[foms] Chunked/adaptative streaming at Dailymotion
Pierre-Yves KEREMBELLEC
pierre-yves.kerembellec at dailymotion.com
Thu Nov 4 05:11:34 PDT 2010
Thank you for the excellent summary of your work.
On Tue, 2 Nov 2010 18:49:28, Pierre-Yves Kerembellec wrote:
> it would just be a tremendous task to move those peta-bytes around, not to mention splitting them into billions of small files!
And the petabytes of data in billions of files would overwhelm any CDN provider, and make caching near impossible.
Well, not really. Akamai is sized to support such load for instance.

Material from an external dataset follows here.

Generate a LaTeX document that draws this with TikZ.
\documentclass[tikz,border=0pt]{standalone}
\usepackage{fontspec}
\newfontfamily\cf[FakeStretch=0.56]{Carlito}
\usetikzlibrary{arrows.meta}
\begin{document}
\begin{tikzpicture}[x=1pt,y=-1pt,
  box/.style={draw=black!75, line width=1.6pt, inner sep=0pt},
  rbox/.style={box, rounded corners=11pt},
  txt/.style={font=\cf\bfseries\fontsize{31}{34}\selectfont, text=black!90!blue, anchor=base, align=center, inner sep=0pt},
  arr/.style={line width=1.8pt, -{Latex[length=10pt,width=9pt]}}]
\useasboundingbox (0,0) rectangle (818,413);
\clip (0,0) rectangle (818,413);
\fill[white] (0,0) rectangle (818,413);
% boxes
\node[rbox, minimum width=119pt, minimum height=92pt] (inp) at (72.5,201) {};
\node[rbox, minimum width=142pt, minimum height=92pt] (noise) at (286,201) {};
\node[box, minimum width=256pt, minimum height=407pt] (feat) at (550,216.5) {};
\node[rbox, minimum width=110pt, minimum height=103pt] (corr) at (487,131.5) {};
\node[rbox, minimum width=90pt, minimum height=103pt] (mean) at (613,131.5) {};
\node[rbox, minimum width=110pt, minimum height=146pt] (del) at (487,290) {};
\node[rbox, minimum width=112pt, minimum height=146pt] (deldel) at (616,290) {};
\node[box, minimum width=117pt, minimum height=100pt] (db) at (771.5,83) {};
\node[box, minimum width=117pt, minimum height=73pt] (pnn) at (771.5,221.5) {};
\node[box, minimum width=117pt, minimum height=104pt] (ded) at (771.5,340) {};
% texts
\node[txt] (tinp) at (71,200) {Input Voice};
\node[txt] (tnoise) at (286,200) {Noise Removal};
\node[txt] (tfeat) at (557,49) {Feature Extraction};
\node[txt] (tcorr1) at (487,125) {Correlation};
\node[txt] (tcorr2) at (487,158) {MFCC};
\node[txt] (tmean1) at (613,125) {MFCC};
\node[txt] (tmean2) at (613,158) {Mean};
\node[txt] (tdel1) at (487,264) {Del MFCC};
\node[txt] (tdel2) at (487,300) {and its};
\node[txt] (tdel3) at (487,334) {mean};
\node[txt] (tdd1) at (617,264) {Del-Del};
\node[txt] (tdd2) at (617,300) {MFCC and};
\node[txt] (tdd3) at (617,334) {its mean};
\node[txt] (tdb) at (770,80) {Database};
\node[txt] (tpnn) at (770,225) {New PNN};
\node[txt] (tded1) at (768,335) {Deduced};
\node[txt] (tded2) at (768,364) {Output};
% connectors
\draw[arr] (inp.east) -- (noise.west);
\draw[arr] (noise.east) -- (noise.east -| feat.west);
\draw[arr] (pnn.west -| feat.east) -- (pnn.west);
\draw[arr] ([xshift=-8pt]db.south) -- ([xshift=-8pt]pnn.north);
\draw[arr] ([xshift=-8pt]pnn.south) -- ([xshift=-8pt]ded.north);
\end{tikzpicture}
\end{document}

This is why we use virtual chunking on unmuxed A/V streams. We minimize the asset footprint, and use simple HTTP range requests. Our streaming model scales well on any CDN.
As mentioned in my post, the main benefit for us is to leverage the existing internet caching infrastructure to lower the egress bandwidth cost from our origin servers:
I'm not so sure regular caches will actually cache bytes-ranges properly for instance (they may probably consider such requests as transient and not bother caching
a partial resource). Also, HTTP range requests are ok as long as the underlying origin files are using a streamable container, with no need for headers manipulation
when only sending a portion of them. My guess is that you're using MPEG2-TS files, which fits this purpose quite fine. But we need to address several different devices
(and we do not control the client), so remuxing everything in MPEG2-TS (or equivalent) is not really an option.
> This is why the origin streaming server is taking care of re-muxing original video files on the fly
It is an elegant solution, but I am wondering about cost and scalability. What does your peak load look like? Our streaming video (mostly adaptive, 1 hr average duration), drives ~20%
of peak US internet traffic, and I can not imagine that this model could scale to meet our load.
Our origin servers are commodity hardware equipped with one (or two aggregated) 1Gbps interface(s), and about 2TB of disk space for caching. Each server is capable
of saturating the interface(s) across thousands of simultaneous connections with this design (on a 2Gbps server, we may serve about 4000 different clients simultaneously
when streaming low-bandwidth content encoder at 500kbps). We have about 80 of these internally, generating an aggregate output bandwidth of 100Gbps. The point is this
is completely scalable by just adding new servers if needed (the load balancing and cache stickiness is performed by an applicative layer on top of the video cluster).